Wizards / X11 Wizard |
The X11 Wizard provides a convenient interface for the X11 instruction, which implements the Census Bureau's X11/X13 seasonal adjustment methodology. (Note that this feature is only available in the Professional versions of RATS).
Selecting X11 from the Data/Graphics menu brings up the following dialog box:
Series to Adjust
Use this field to select the series that you want to seasonally adjust.
Adjusted Series, Seasonal Factors
Use these fields to save the seasonally adjusted series and/or the seasonal factors into series. You can select from lists of existing series, or type in new series names.
Sample Start and End
Use these fields if you want to specify the start and/or end of the sample range. Leave these blank if you want to use the default range.
Preliminary Factors
Use this drop-down to select a series of preliminary adjustment factors. These are usually generated with the BOXJENK instruction.
Adjustment Mode
Choose the adjustment mode from this drop-down box. The choices are "Multiplicative", "Additive", "Log Additive" and "Pseudo-Additive".
Graduate Extremes?
Select this checkbox if you want RATS to apply the graduated extremes technique to limit the influence of extreme values (recommended). You can use the Lower and Upper fields to set the bounds (in terms of standard errors of the series being adjusted) used in applying the graduated extremes treatment. Essentially, values below the Lower limit are left unchanged, values above the Upper limit are omitted, and a smooth transition is applied for values that lie in between two bounds.
Trading Day Adjustment?
Select this if you want to include an adjustment for the variations that result from differing numbers of each weekday from month-to-month (this selects the TRADE=APPLY option on the X11 instruction).

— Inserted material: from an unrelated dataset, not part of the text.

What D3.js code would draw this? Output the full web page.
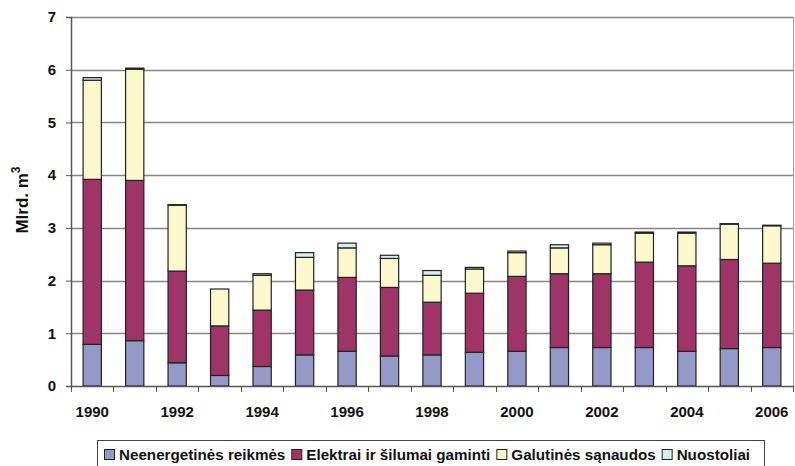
<!DOCTYPE html>
<html>
<head>
<meta charset="utf-8">
<script src="https://cdn.jsdelivr.net/npm/d3@7"></script>
<style>
  html, body { margin: 0; padding: 0; background: #fff; }
  svg { display: block; font-family: "Liberation Sans", Arial, sans-serif; }
</style>
</head>
<body>
<svg id="chart" width="795" height="466"></svg>
<script>
// Gamtinių dujų suvartojimas pagal paskirtį, mlrd. m3
const years = [1990, 1991, 1992, 1993, 1994, 1995, 1996, 1997, 1998, 1999,
               2000, 2001, 2002, 2003, 2004, 2005, 2006];
const neenergetines = [0.79, 0.86, 0.44, 0.20, 0.37, 0.59, 0.66, 0.57, 0.59, 0.64,
                       0.66, 0.73, 0.73, 0.73, 0.66, 0.71, 0.73];
const elektrai      = [3.13, 3.04, 1.74, 0.94, 1.07, 1.23, 1.40, 1.30, 1.00, 1.12,
                       1.42, 1.40, 1.40, 1.62, 1.62, 1.69, 1.60];
const galutines     = [1.88, 2.11, 1.25, 0.70, 0.66, 0.62, 0.56, 0.55, 0.51, 0.46,
                       0.45, 0.49, 0.55, 0.55, 0.62, 0.67, 0.71];
const nuostoliai    = [0.05, 0.02, 0.01, 0.00, 0.03, 0.09, 0.09, 0.06, 0.09, 0.03,
                       0.03, 0.06, 0.03, 0.02, 0.02, 0.01, 0.01];
const seriesNames = ["Neenergetinės reikmės", "Elektrai ir šilumai gaminti",
                     "Galutinės sąnaudos", "Nuostoliai"];
const seriesColors = ["#9499c8", "#9e3566", "#fbf8cd", "#d4eef1"];
const yTicks = [0, 1, 2, 3, 4, 5, 6, 7];
const xLabels = [1990, 1992, 1994, 1996, 1998, 2000, 2002, 2004, 2006];

const svg = d3.select("#chart");
const plotL = 71, plotR = 793, plotT = 17, plotB = 386;

const x = d3.scaleBand().domain(years).range([plotL, plotR]).paddingInner(0.57).paddingOuter(0.285);
const xSlot = d3.scaleBand().domain(years).range([plotL, plotR]);
const y = d3.scaleLinear().domain([0, 7]).range([plotB, plotT]);

// horizontal gridlines
svg.append("g").selectAll("line").data(yTicks.filter(d => d > 0)).join("line")
  .attr("x1", plotL).attr("x2", plotR)
  .attr("y1", d => Math.round(y(d)) + 0.5).attr("y2", d => Math.round(y(d)) + 0.5)
  .attr("stroke", "#858585").attr("stroke-width", 1.3);

// right border of the plot area
svg.append("line").attr("x1", plotR + 0.5).attr("x2", plotR + 0.5)
  .attr("y1", y(7)).attr("y2", plotB).attr("stroke", "#a0a0a0").attr("stroke-width", 1);

// stacked bars
const rows = years.map((yr, i) => ({
  year: yr, s0: neenergetines[i], s1: elektrai[i], s2: galutines[i], s3: nuostoliai[i]
}));
const layers = d3.stack().keys(["s0", "s1", "s2", "s3"])(rows);

svg.append("g").selectAll("g").data(layers).join("g")
  .attr("fill", (d, i) => seriesColors[i])
  .selectAll("rect").data(d => d).join("rect")
  .attr("x", d => x(d.data.year))
  .attr("width", x.bandwidth())
  .attr("y", d => y(d[1]))
  .attr("height", d => Math.max(0, y(d[0]) - y(d[1])))
  .attr("stroke", "#222")
  .attr("stroke-width", 1.2);

// y axis
const yAxis = d3.axisLeft(y).tickValues(yTicks).tickSize(5).tickFormat(d3.format("d"));
const gy = svg.append("g").attr("transform", `translate(${plotL},0)`).call(yAxis);
gy.select(".domain").attr("stroke", "#555").attr("stroke-width", 1.5);
gy.selectAll(".tick line").attr("stroke", "#555");
gy.selectAll(".tick text").attr("font-size", 15).attr("font-weight", "bold")
  .attr("fill", "#111").attr("x", -15);

// x axis with tick marks between categories
const boundaries = years.map(d => xSlot(d)).concat([plotR]);
const gx = svg.append("g");
gx.append("line").attr("x1", plotL).attr("x2", plotR).attr("y1", plotB + 0.5).attr("y2", plotB + 0.5)
  .attr("stroke", "#555").attr("stroke-width", 1.5);
gx.selectAll("line.tk").data(boundaries).join("line").attr("class", "tk")
  .attr("x1", d => Math.round(d) + 0.5).attr("x2", d => Math.round(d) + 0.5)
  .attr("y1", plotB).attr("y2", plotB + 6).attr("stroke", "#555");
gx.selectAll("text").data(xLabels).join("text")
  .attr("x", d => xSlot(d) + xSlot.bandwidth() / 2)
  .attr("y", 417)
  .attr("text-anchor", "middle")
  .attr("font-size", 15).attr("font-weight", "bold").attr("fill", "#111")
  .text(d => d);

// y axis title
const yt = svg.append("text")
  .attr("transform", "translate(28,200) rotate(-90)")
  .attr("text-anchor", "middle")
  .attr("font-size", 17).attr("font-weight", "bold").attr("fill", "#111");
yt.append("tspan").text("Mlrd. m");
yt.append("tspan").attr("font-size", 12).attr("dy", -8).text("3");

// legend
const lg = svg.append("g");
lg.append("rect").attr("x", 97.5).attr("y", 440.5).attr("width", 667).attr("height", 30)
  .attr("fill", "#fff").attr("stroke", "#444");
let cx = 104;
seriesNames.forEach((name, i) => {
  const g = lg.append("g").attr("transform", `translate(${cx},448)`);
  g.append("rect").attr("x", 0.5).attr("y", 1.5).attr("width", 10).attr("height", 10)
    .attr("fill", seriesColors[i]).attr("stroke", "#222");
  const t = g.append("text").attr("x", 15).attr("y", 12).attr("font-size", 15.2)
    .attr("font-weight", "bold").attr("fill", "#111").text(name);
  cx += 15 + t.node().getComputedTextLength() + 6;
});
</script>
</body>
</html>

Easter/Labor Day/Thanksgiving Adjustments?
Select the Easter, Labor Day, and Thanksgiving boxes if you want to include adjustments for the effects of these "moving" holidays. Note that the corrections are based on the U.S. calendar. Easter uses an offset of 22 (that is, the Easter effect covers the 22 days before Easter), Labor Day an offset of 8 (Labor Day affects the 8 days before Labor Day) and Thanksgiving uses an offset of -1. (The Thanksgiving to Christmas effect begins the day after Thanksgiving).